The most important relations are the ones between the lognormal and normal distributions in the definition: if $$X$$ has a lognormal distribution then $$\ln(X)$$ has a normal distribution; conversely if $$Y$$ has a normal distribution then $$e^X$$ has a lognormal distribution. The lognormal distribution is also a scale family.

Suppose that $$X$$ has the lognormal distribution with parameters $$\mu \in \R$$ and $$\sigma \in (0, \infty)$$ and that $$c \in (0, \infty)$$. Then $$c X$$ has the lognormal distribution with parameters $$\mu + \ln(c)$$ and $$\sigma$$.

Proof:

From the definition, we can write $$X = e^Y$$ where $$Y$$ has the normal distribution with mean $$\mu$$ and standard deviation $$\sigma$$. Hence $c X = c e^Y = e^{\ln(c)} e^Y = e^{\ln(c) + Y}$ But $$\ln(c) + Y$$ has the normal distribution with mean $$\ln(c) + \mu$$ and standard deviation $$\sigma$$.

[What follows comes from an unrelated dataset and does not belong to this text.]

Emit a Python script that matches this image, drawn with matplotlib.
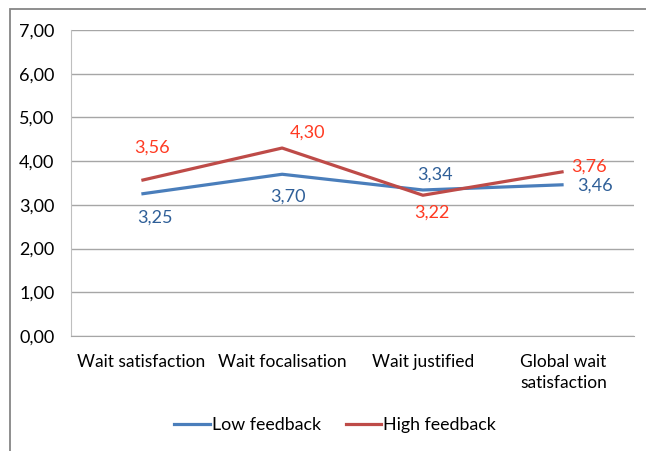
import matplotlib
matplotlib.use("Agg")
import matplotlib.pyplot as plt
from matplotlib.patches import Rectangle
from matplotlib.lines import Line2D

categories = ["Wait satisfaction", "Wait focalisation", "Wait justified",
              "Global wait\nsatisfaction"]
low_feedback = [3.25, 3.70, 3.34, 3.46]
high_feedback = [3.56, 4.30, 3.22, 3.76]
y_ticks = [0, 1, 2, 3, 4, 5, 6, 7]

# label offsets in pixels (dx, dy) relative to the point
low_offsets = [(14, -24), (6, -22), (12, 15), (31, -1)]
high_offsets = [(11, 33), (25, 15), (9, -17), (25, 5)]

plt.rcParams["font.family"] = ["Lato", "DejaVu Sans"]

W, H = 646, 451
fig = plt.figure(figsize=(W / 100, H / 100), dpi=100)
ax = fig.add_axes([71 / W, 1 - 336 / H, (634 - 71) / W, (336 - 30) / H])

x = list(range(len(categories)))
blue, red = "#4A7EBB", "#BE4B48"
ax.plot(x, low_feedback, color=blue, lw=2.3, solid_capstyle="butt",
        label="Low feedback", zorder=3)
ax.plot(x, high_feedback, color=red, lw=2.3, solid_capstyle="butt",
        label="High feedback", zorder=3)

px = 0.72  # pixels -> points at 100 dpi
for xi, v, (dx, dy) in zip(x, low_feedback, low_offsets):
    ax.annotate(f"{v:.2f}".replace(".", ","), (xi, v), xytext=(dx * px, dy * px),
                textcoords="offset points", ha="center", va="center",
                color="#2F5F98", fontsize=13)
for xi, v, (dx, dy) in zip(x, high_feedback, high_offsets):
    ax.annotate(f"{v:.2f}".replace(".", ","), (xi, v), xytext=(dx * px, dy * px),
                textcoords="offset points", ha="center", va="center",
                color="#FF3A22", fontsize=13)

ax.set_xlim(-0.5, len(categories) - 0.5)
ax.set_ylim(0, 7)
ax.set_yticks(y_ticks)
ax.set_yticklabels([f"{t:.2f}".replace(".", ",") for t in y_ticks], fontsize=13)
ax.set_xticks(x)
ax.set_xticklabels(categories, linespacing=1.35, fontsize=12.5)
ax.tick_params(axis="both", length=0, colors="#000000")
ax.tick_params(axis="y", pad=12)
ax.tick_params(axis="x", pad=13)
for lab in ax.get_xticklabels():
    lab.set_verticalalignment("top")

ax.grid(axis="y", color="#A6A6A6", lw=1)
ax.set_axisbelow(True)
for side in ["top", "right"]:
    ax.spines[side].set_visible(False)
ax.spines["left"].set_color("#BFBFBF")
ax.spines["bottom"].set_color("#A6A6A6")

handles = [Line2D([], [], color=blue, lw=2.3), Line2D([], [], color=red, lw=2.3)]
fig.legend(handles, ["Low feedback", "High feedback"], loc="center",
           bbox_to_anchor=(335 / W, 1 - 425 / H), ncol=2, frameon=False,
           fontsize=12.8, handlelength=2.0, handletextpad=0.1, columnspacing=1.4)

# outer chart border, cut off at the right and bottom
fig.add_artist(Rectangle((10 / W, -0.1), 1.2, 1 - 9 / H + 0.1,
                         transform=fig.transFigure, fill=False,
                         edgecolor="#868686", lw=1.3))

fig.savefig("out.png", dpi=100)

The lognormal distribution also belongs to the family of general exponential distributions.

Suppose that $$X$$ has the lognormal distribution with parameters $$\mu \in \R$$ and $$\sigma in (0, \infty)$$. The distribution of $$X$$ is a 2-parameter exponential family with natural parameters and natural statistics, respectively, given by

1. $$\left( -\frac{1}{2 \sigma^2}, \frac{\mu}{\sigma^2} \right)$$
2. $$\left(\ln^2(X), \ln(X)\right)$$
Proof:

This follows from the definition of the general exponential family, since we can write the PDF in the form $f(x) = \frac{1}{\sqrt{2 \pi} \sigma} \exp\left(-\frac{\mu^2}{2 \sigma^2}\right) \frac{1}{x} \exp\left[-\frac{1}{2 \sigma^2} \ln^2(x) + \frac{\mu}{\sigma^2} \ln(x)\right], \quad x \in (0, \infty)$

### Computational Exercises

Suppose that the income $$X$$ of a randomly chosen person in a certain population (in $1000 units) has the lognormal distribution with parameters $$\mu = 2$$ and $$\sigma = 1$$. Find $$\P(X \gt 20)$$. Answer: $$\P(X \gt 20) = 0.1497$$ Suppose that the income $$X$$ of a randomly chosen person in a certain population (in$1000 units) has the lognormal distribution with parameters $$\mu = 2$$ and $$\sigma = 1$$. Find each of the following:

1. $$\E(X)$$
2. $$\var(X)$$
1. $$\E(X) = e^{5/2} \approx 12.1825$$
2. $$\sd(X) = \sqrt{e^6 - e^5} \approx 15.9629$$